- _EXERCISE DESCRIPTION_: Write out again exactly the lines from the one containing "What Apache ECharts" through the one containing "const yName = 'kr/kvm';", both included, and omit the pictures.
• • • • •
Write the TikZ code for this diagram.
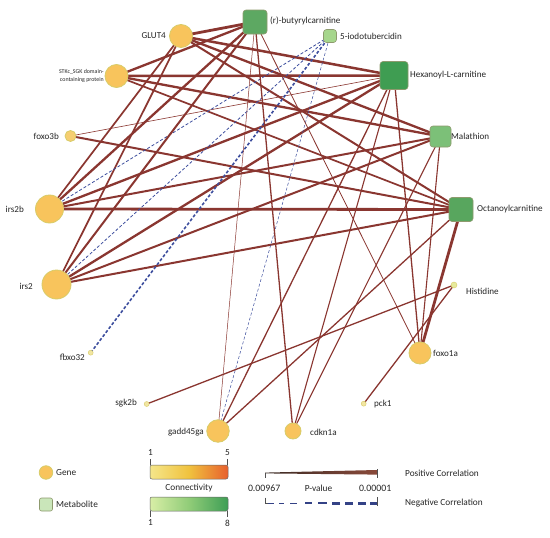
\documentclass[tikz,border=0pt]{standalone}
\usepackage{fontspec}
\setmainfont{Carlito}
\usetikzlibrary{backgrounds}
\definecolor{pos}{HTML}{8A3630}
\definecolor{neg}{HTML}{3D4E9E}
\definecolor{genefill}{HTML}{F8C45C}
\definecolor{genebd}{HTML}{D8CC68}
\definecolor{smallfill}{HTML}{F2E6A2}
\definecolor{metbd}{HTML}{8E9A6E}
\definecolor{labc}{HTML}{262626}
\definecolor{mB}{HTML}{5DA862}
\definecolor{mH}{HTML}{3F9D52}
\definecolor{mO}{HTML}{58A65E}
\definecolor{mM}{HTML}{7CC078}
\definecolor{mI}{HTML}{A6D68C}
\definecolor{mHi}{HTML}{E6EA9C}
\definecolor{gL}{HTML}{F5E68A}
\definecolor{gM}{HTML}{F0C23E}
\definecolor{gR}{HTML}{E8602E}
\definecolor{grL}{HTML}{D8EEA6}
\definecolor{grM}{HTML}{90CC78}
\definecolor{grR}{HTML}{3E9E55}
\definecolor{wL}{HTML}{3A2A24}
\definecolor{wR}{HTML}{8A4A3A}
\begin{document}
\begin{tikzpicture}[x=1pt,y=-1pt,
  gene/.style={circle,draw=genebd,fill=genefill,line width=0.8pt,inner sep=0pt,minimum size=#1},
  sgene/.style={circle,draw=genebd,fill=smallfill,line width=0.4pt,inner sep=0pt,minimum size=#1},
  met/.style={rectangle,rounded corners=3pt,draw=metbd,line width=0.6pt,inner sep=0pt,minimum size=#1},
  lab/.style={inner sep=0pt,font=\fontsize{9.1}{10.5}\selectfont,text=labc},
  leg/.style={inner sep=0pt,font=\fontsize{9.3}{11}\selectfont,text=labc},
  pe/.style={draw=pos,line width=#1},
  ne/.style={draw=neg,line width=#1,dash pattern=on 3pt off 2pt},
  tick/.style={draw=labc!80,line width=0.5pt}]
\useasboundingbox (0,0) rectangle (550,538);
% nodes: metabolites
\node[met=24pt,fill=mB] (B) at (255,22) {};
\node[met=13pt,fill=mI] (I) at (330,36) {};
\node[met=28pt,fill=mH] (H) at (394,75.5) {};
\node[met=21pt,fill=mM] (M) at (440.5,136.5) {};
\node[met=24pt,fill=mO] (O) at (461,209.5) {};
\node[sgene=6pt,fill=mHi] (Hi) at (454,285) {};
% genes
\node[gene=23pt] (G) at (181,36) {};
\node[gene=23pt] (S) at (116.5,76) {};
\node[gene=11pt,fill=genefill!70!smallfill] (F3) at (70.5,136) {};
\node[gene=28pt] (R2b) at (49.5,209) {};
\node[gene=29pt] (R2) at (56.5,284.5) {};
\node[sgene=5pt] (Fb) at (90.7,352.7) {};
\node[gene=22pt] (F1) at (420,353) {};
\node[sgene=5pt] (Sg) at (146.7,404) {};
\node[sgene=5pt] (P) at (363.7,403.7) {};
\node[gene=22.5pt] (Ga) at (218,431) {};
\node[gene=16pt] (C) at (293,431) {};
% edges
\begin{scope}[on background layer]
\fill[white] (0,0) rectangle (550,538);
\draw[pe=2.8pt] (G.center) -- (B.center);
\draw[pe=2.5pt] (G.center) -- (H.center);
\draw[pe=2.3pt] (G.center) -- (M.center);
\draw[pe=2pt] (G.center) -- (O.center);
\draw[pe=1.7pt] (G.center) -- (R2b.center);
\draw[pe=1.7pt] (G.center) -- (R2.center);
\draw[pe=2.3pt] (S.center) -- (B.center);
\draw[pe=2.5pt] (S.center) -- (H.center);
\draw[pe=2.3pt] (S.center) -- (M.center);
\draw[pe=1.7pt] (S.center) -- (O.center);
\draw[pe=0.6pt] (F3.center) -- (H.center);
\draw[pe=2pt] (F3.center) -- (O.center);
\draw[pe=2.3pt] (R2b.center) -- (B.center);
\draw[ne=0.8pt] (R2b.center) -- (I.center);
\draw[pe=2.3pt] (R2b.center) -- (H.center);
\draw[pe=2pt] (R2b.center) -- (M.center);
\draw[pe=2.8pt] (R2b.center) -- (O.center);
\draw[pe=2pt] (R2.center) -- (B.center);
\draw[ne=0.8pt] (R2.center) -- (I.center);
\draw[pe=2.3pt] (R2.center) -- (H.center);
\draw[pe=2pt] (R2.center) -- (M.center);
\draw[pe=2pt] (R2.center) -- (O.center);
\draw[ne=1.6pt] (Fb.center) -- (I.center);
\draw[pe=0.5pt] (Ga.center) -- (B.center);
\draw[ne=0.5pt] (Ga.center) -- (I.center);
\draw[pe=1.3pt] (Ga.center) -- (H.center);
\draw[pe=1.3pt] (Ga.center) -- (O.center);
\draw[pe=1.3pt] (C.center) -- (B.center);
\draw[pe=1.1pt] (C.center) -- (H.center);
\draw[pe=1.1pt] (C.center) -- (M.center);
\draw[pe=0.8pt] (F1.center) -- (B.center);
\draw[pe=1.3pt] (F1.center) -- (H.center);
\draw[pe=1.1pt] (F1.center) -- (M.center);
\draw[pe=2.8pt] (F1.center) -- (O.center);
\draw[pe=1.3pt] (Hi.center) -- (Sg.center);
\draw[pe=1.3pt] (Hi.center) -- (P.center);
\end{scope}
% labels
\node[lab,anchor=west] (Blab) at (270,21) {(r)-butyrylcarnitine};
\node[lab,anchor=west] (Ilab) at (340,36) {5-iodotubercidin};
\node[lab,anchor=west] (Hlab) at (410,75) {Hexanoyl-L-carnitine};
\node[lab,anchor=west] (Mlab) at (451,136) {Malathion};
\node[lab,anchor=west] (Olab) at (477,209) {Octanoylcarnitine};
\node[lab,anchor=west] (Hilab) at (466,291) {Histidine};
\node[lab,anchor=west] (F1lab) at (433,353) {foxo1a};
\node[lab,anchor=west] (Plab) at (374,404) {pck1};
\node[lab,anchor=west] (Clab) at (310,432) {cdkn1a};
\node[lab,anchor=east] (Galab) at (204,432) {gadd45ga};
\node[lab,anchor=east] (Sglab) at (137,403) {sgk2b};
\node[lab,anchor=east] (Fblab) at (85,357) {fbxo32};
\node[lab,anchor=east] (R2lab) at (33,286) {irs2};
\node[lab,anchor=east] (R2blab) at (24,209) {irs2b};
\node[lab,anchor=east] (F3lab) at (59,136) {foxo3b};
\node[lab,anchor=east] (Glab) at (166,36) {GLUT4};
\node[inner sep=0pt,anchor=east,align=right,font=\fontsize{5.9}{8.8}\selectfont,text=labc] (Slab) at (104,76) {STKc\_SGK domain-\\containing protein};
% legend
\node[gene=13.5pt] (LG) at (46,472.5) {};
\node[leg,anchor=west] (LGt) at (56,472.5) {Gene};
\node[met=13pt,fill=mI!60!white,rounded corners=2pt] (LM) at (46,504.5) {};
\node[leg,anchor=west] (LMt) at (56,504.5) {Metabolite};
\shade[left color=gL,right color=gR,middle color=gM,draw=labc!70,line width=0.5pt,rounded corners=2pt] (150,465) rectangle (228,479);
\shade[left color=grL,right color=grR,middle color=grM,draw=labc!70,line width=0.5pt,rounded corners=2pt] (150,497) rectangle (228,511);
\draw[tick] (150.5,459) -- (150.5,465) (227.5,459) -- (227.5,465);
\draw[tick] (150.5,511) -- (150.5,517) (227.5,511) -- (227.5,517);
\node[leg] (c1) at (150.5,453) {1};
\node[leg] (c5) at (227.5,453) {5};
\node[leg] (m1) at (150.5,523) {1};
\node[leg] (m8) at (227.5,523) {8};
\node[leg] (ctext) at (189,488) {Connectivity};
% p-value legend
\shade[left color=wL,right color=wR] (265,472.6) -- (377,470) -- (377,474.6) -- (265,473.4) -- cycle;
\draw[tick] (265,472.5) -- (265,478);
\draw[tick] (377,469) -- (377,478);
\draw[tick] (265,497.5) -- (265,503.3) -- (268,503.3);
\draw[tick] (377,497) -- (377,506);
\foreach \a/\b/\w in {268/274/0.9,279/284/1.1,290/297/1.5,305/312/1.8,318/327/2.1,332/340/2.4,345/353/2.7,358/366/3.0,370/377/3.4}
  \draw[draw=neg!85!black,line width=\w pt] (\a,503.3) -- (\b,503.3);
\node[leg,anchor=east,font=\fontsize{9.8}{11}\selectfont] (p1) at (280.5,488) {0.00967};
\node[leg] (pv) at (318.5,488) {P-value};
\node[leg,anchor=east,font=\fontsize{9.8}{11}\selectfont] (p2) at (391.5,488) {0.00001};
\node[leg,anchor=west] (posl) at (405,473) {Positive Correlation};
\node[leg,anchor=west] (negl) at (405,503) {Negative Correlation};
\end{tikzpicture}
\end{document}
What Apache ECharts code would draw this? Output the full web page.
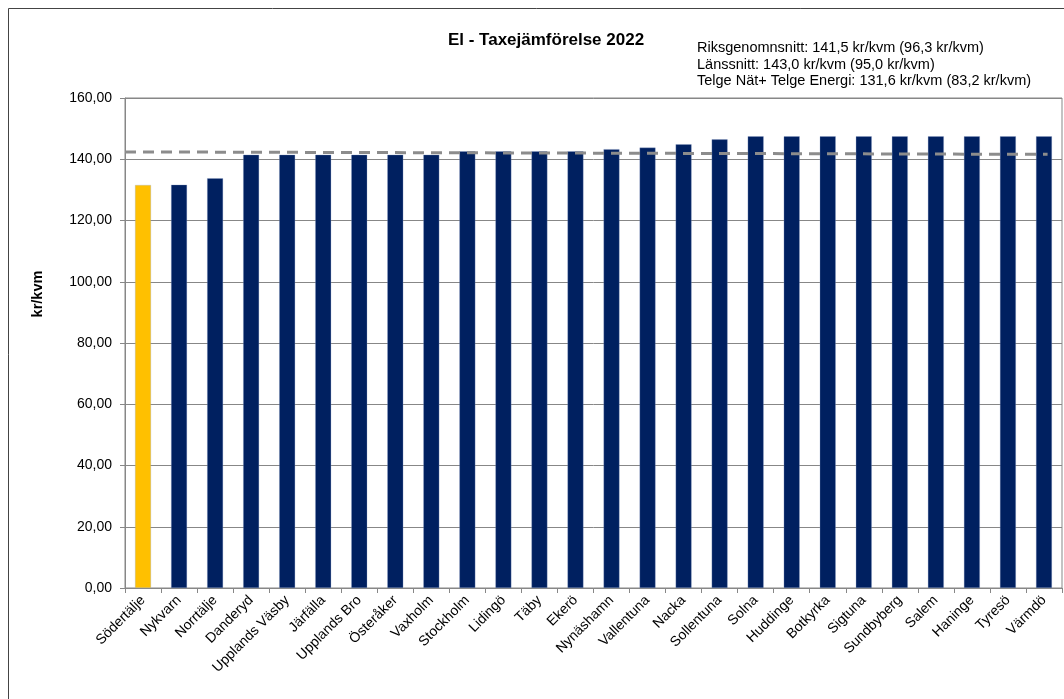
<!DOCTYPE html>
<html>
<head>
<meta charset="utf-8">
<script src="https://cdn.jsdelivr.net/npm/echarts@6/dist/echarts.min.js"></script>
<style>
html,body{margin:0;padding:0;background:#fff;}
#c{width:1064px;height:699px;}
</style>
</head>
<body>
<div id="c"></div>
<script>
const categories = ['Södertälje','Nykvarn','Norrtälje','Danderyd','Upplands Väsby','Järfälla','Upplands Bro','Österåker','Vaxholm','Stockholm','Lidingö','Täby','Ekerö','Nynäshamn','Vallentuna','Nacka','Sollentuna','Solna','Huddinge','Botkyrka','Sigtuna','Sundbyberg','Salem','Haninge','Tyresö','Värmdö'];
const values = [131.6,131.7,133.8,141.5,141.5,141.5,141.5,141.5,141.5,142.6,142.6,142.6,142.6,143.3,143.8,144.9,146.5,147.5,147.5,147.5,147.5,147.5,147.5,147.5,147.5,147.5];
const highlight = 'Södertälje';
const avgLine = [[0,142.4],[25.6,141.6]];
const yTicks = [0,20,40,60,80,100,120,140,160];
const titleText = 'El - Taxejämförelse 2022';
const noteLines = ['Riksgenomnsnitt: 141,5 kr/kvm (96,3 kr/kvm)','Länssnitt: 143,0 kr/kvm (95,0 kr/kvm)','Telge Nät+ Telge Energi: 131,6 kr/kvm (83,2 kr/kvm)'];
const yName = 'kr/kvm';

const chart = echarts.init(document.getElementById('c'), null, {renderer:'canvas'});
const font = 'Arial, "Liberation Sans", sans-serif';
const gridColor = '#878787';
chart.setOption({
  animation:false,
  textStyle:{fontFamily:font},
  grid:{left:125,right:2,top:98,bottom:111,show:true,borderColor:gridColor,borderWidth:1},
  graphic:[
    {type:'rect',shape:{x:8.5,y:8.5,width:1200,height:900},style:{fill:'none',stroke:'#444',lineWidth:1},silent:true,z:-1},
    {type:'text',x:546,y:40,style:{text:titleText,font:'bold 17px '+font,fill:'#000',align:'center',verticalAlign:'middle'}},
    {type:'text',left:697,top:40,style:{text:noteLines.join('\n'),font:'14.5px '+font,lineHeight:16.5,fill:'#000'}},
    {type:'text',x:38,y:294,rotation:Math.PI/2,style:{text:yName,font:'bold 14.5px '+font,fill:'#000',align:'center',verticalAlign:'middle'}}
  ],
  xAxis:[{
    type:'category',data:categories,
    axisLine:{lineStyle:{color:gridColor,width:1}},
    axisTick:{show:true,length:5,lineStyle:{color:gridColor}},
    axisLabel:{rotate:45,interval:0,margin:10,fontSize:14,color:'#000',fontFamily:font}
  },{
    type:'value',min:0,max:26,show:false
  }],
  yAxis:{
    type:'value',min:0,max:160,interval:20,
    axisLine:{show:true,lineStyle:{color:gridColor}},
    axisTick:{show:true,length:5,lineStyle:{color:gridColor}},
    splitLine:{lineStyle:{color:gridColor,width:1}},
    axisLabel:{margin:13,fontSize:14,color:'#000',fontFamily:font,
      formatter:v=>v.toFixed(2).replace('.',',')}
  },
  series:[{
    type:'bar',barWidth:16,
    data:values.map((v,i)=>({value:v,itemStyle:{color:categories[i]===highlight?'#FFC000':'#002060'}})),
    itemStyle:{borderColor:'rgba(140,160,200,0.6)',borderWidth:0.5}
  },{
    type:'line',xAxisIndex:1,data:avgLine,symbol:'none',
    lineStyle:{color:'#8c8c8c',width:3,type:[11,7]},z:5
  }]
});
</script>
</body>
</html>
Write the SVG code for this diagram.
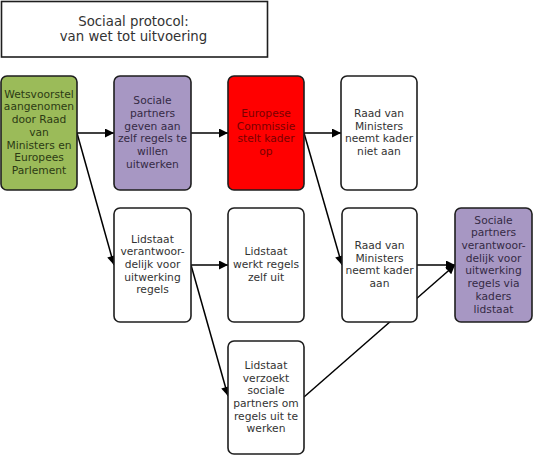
• • • • •
- _RESULT OF THIS EXERCISE_:
What Apache ECharts code would draw this? Output the full web page.
<!DOCTYPE html>
<html>
<head>
<meta charset="utf-8">
<script src="https://cdn.jsdelivr.net/npm/echarts@6/dist/echarts.min.js"></script>
<style>
html,body{margin:0;padding:0;background:#fff;}
#c{width:1064px;height:699px;}
</style>
</head>
<body>
<div id="c"></div>
<script>
const categories = ['Södertälje','Nykvarn','Norrtälje','Danderyd','Upplands Väsby','Järfälla','Upplands Bro','Österåker','Vaxholm','Stockholm','Lidingö','Täby','Ekerö','Nynäshamn','Vallentuna','Nacka','Sollentuna','Solna','Huddinge','Botkyrka','Sigtuna','Sundbyberg','Salem','Haninge','Tyresö','Värmdö'];
const values = [131.6,131.7,133.8,141.5,141.5,141.5,141.5,141.5,141.5,142.6,142.6,142.6,142.6,143.3,143.8,144.9,146.5,147.5,147.5,147.5,147.5,147.5,147.5,147.5,147.5,147.5];
const highlight = 'Södertälje';
const avgLine = [[0,142.4],[25.6,141.6]];
const yTicks = [0,20,40,60,80,100,120,140,160];
const titleText = 'El - Taxejämförelse 2022';
const noteLines = ['Riksgenomnsnitt: 141,5 kr/kvm (96,3 kr/kvm)','Länssnitt: 143,0 kr/kvm (95,0 kr/kvm)','Telge Nät+ Telge Energi: 131,6 kr/kvm (83,2 kr/kvm)'];
const yName = 'kr/kvm';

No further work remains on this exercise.